***** Data *****
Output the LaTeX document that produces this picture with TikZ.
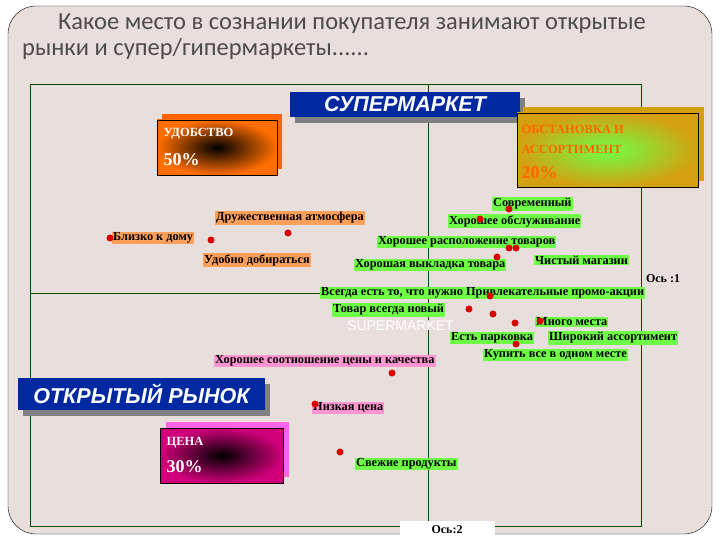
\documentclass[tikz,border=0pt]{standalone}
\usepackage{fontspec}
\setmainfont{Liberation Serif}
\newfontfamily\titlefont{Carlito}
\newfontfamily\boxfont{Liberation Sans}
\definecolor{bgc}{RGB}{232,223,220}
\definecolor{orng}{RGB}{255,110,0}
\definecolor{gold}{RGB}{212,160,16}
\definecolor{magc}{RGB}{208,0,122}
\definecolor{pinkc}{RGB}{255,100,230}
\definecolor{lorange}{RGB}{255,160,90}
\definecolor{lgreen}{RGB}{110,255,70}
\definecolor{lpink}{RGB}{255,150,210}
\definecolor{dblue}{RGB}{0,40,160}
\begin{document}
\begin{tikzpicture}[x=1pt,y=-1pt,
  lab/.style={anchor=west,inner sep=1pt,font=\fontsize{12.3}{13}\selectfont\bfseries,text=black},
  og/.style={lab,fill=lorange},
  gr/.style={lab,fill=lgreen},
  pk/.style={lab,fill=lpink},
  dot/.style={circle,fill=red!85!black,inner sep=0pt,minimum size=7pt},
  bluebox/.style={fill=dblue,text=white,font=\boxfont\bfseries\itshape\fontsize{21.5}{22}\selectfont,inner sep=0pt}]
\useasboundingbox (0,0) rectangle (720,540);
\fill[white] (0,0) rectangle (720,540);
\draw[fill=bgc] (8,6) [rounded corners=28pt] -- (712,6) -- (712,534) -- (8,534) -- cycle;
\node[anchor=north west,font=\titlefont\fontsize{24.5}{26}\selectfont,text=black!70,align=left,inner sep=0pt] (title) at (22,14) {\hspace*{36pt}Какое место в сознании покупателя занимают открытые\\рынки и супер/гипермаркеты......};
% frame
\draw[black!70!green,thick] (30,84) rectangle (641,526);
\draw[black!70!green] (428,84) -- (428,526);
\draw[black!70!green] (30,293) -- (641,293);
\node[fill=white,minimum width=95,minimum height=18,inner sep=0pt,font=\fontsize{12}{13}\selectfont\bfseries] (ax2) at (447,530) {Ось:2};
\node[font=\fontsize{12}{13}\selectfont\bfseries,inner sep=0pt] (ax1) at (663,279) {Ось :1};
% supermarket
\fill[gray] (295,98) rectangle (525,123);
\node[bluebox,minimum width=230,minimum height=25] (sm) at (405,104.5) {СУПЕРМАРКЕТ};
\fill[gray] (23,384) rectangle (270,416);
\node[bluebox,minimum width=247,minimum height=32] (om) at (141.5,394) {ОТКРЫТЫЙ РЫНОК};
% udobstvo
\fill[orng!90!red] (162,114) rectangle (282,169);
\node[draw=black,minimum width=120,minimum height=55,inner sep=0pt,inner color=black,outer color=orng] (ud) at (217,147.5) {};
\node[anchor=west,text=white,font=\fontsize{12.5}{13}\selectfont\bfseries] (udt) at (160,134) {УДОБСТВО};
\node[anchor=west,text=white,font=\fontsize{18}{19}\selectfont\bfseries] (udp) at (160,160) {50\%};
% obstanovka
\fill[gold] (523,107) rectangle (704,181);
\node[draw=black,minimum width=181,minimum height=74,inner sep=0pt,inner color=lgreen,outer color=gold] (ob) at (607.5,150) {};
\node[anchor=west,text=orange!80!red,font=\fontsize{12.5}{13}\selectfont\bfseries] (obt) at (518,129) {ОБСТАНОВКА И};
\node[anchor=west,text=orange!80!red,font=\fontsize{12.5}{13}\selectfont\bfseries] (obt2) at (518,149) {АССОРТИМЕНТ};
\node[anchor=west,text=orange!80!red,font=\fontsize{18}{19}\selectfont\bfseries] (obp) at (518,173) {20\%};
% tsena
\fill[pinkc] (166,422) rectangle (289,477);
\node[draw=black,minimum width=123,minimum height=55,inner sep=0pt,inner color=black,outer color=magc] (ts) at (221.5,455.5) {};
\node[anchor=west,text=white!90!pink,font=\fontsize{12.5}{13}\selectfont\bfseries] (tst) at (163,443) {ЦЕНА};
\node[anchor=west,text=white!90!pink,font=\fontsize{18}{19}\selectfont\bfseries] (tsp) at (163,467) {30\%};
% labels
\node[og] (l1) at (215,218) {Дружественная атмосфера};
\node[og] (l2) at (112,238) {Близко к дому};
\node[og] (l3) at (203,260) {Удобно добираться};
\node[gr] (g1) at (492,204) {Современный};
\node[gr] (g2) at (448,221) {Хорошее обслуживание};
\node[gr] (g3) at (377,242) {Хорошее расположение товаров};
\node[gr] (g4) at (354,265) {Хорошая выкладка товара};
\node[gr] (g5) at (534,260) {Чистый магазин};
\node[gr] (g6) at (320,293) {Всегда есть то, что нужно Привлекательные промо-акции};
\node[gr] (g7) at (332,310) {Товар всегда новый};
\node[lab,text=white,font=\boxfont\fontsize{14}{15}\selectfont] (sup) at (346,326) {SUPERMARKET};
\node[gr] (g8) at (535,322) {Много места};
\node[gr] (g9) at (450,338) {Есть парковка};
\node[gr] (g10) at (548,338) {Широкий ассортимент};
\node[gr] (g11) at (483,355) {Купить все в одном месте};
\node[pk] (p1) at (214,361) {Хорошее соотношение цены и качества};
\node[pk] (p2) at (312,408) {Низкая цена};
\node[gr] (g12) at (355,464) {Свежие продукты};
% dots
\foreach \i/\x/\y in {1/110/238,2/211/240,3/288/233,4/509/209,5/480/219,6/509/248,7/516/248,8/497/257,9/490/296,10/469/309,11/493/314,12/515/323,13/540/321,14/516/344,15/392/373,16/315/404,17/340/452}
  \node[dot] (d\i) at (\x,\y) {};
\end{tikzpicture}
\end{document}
*****
= Directive =
All the lines above are to be reproduced exactly, except the pictures.

= The result =
Output the LaTeX document that produces this picture with TikZ.
\documentclass[tikz,border=0pt]{standalone}
\usepackage{fontspec}
\setmainfont{Liberation Serif}
\newfontfamily\titlefont{Carlito}
\newfontfamily\boxfont{Liberation Sans}
\definecolor{bgc}{RGB}{232,223,220}
\definecolor{orng}{RGB}{255,110,0}
\definecolor{gold}{RGB}{212,160,16}
\definecolor{magc}{RGB}{208,0,122}
\definecolor{pinkc}{RGB}{255,100,230}
\definecolor{lorange}{RGB}{255,160,90}
\definecolor{lgreen}{RGB}{110,255,70}
\definecolor{lpink}{RGB}{255,150,210}
\definecolor{dblue}{RGB}{0,40,160}
\begin{document}
\begin{tikzpicture}[x=1pt,y=-1pt,
  lab/.style={anchor=west,inner sep=1pt,font=\fontsize{12.3}{13}\selectfont\bfseries,text=black},
  og/.style={lab,fill=lorange},
  gr/.style={lab,fill=lgreen},
  pk/.style={lab,fill=lpink},
  dot/.style={circle,fill=red!85!black,inner sep=0pt,minimum size=7pt},
  bluebox/.style={fill=dblue,text=white,font=\boxfont\bfseries\itshape\fontsize{21.5}{22}\selectfont,inner sep=0pt}]
\useasboundingbox (0,0) rectangle (720,540);
\fill[white] (0,0) rectangle (720,540);
\draw[fill=bgc] (8,6) [rounded corners=28pt] -- (712,6) -- (712,534) -- (8,534) -- cycle;
\node[anchor=north west,font=\titlefont\fontsize{24.5}{26}\selectfont,text=black!70,align=left,inner sep=0pt] (title) at (22,14) {\hspace*{36pt}Какое место в сознании покупателя занимают открытые\\рынки и супер/гипермаркеты......};
% frame
\draw[black!70!green,thick] (30,84) rectangle (641,526);
\draw[black!70!green] (428,84) -- (428,526);
\draw[black!70!green] (30,293) -- (641,293);
\node[fill=white,minimum width=95,minimum height=18,inner sep=0pt,font=\fontsize{12}{13}\selectfont\bfseries] (ax2) at (447,530) {Ось:2};
\node[font=\fontsize{12}{13}\selectfont\bfseries,inner sep=0pt] (ax1) at (663,279) {Ось :1};
% supermarket
\fill[gray] (295,98) rectangle (525,123);
\node[bluebox,minimum width=230,minimum height=25] (sm) at (405,104.5) {СУПЕРМАРКЕТ};
\fill[gray] (23,384) rectangle (270,416);
\node[bluebox,minimum width=247,minimum height=32] (om) at (141.5,394) {ОТКРЫТЫЙ РЫНОК};
% udobstvo
\fill[orng!90!red] (162,114) rectangle (282,169);
\node[draw=black,minimum width=120,minimum height=55,inner sep=0pt,inner color=black,outer color=orng] (ud) at (217,147.5) {};
\node[anchor=west,text=white,font=\fontsize{12.5}{13}\selectfont\bfseries] (udt) at (160,134) {УДОБСТВО};
\node[anchor=west,text=white,font=\fontsize{18}{19}\selectfont\bfseries] (udp) at (160,160) {50\%};
% obstanovka
\fill[gold] (523,107) rectangle (704,181);
\node[draw=black,minimum width=181,minimum height=74,inner sep=0pt,inner color=lgreen,outer color=gold] (ob) at (607.5,150) {};
\node[anchor=west,text=orange!80!red,font=\fontsize{12.5}{13}\selectfont\bfseries] (obt) at (518,129) {ОБСТАНОВКА И};
\node[anchor=west,text=orange!80!red,font=\fontsize{12.5}{13}\selectfont\bfseries] (obt2) at (518,149) {АССОРТИМЕНТ};
\node[anchor=west,text=orange!80!red,font=\fontsize{18}{19}\selectfont\bfseries] (obp) at (518,173) {20\%};
% tsena
\fill[pinkc] (166,422) rectangle (289,477);
\node[draw=black,minimum width=123,minimum height=55,inner sep=0pt,inner color=black,outer color=magc] (ts) at (221.5,455.5) {};
\node[anchor=west,text=white!90!pink,font=\fontsize{12.5}{13}\selectfont\bfseries] (tst) at (163,443) {ЦЕНА};
\node[anchor=west,text=white!90!pink,font=\fontsize{18}{19}\selectfont\bfseries] (tsp) at (163,467) {30\%};
% labels
\node[og] (l1) at (215,218) {Дружественная атмосфера};
\node[og] (l2) at (112,238) {Близко к дому};
\node[og] (l3) at (203,260) {Удобно добираться};
\node[gr] (g1) at (492,204) {Современный};
\node[gr] (g2) at (448,221) {Хорошее обслуживание};
\node[gr] (g3) at (377,242) {Хорошее расположение товаров};
\node[gr] (g4) at (354,265) {Хорошая выкладка товара};
\node[gr] (g5) at (534,260) {Чистый магазин};
\node[gr] (g6) at (320,293) {Всегда есть то, что нужно Привлекательные промо-акции};
\node[gr] (g7) at (332,310) {Товар всегда новый};
\node[lab,text=white,font=\boxfont\fontsize{14}{15}\selectfont] (sup) at (346,326) {SUPERMARKET};
\node[gr] (g8) at (535,322) {Много места};
\node[gr] (g9) at (450,338) {Есть парковка};
\node[gr] (g10) at (548,338) {Широкий ассортимент};
\node[gr] (g11) at (483,355) {Купить все в одном месте};
\node[pk] (p1) at (214,361) {Хорошее соотношение цены и качества};
\node[pk] (p2) at (312,408) {Низкая цена};
\node[gr] (g12) at (355,464) {Свежие продукты};
% dots
\foreach \i/\x/\y in {1/110/238,2/211/240,3/288/233,4/509/209,5/480/219,6/509/248,7/516/248,8/497/257,9/490/296,10/469/309,11/493/314,12/515/323,13/540/321,14/516/344,15/392/373,16/315/404,17/340/452}
  \node[dot] (d\i) at (\x,\y) {};
\end{tikzpicture}
\end{document}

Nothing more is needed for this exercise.